Al día siguiente, con el rostro señalado por el dolor de una vigilia cruel, Óscar apareció ante las cámaras de televisión española para explicar sus sensaciones. Muchas horas de entrenamientos y pruebas angustiosos, de semanas con dolores por todo el cuerpo, de más de un decenio de trabajo sin recompensa, se marcaban en el rictus de nuestro protagonista.
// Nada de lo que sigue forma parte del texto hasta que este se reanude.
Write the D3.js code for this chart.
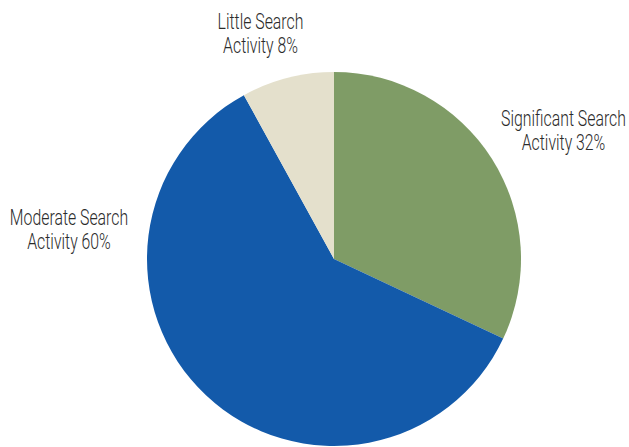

Serio, pasando el trance, casi superado ya -aunque seguro que la tristeza se le mezclará con el orgullo de forma inevitable en los días venideros-, nuestro héroe también supo, menos de veinticuatro horas después, esbozar alguna sonrisa franca y lanzar un mensaje de optimismo imbatible: “esto va a servir para motivarme. Al menos, ya sé de lo que soy capaz.”
Sin quererlo, Óscar nos dio ante las cámaras una magnífica lección de cómo afrontar las decepciones. Habían dejado de ser suyas la consideración de ser el mejor del mundo en su especialidad -ahí es nada-; una marca prodigiosa que dignificaría toda una carrera profesional (récord de Europa, de los campeonatos mundiales bajo techo y quinta mejor marca de todos los tiempos), y, sólo de entrada, 40.000 dólares de premio por ser campeón mundial y 65.000 que le hubiera pagado Adidas. Y algo más, el recuerdo imborrable de subirse a lo alto del podio mientras escuchas el himno de tu país. Valeroso, maduro, nos contó que había llorado de forma incontrolada, pero que comenzaba a rehacerse. Sin citarlo, nos dijo que no tiene sentido prolongar los lutos porque lo sucedido no volverá. Siempre quedará una pequeña cicatriz que arderá cada vez que asalte el recuerdo, aunque también la sensación más cercana a la victoria: la de haber hecho todo lo que estaba en su mano para alcanzarla.
En definitiva, una actitud humilde, la de reconocerse uno más entre el resto y la de aceptar los errores, la derrota y sus consecuencias. Un ejemplo de coraje, el pasado no volverá para poder rehacerlo, pero el futuro le está esperando. Y la inteligencia para extraer valor al esfuerzo realizado aunque la recompensa se haya evaporado por el camino. “Ya sé de lo que soy capaz”.
También la Federación Española, que no nada en la abundancia en estos tiempos, más bien lo contrario, nos ha enseñado algo. Según declaró Raúl Chapado, el presidente, “se le concederá la beca de campeón mundial al atleta en consideración a su carrera, a su marca…” Una decisión acertada que premia el comportamiento por encima del resultado. No hay una gran diferencia económica con la beca que le correspondía, pero si la hay en el reconocimiento que los directivos le ofrecen: el de campeón del mundo.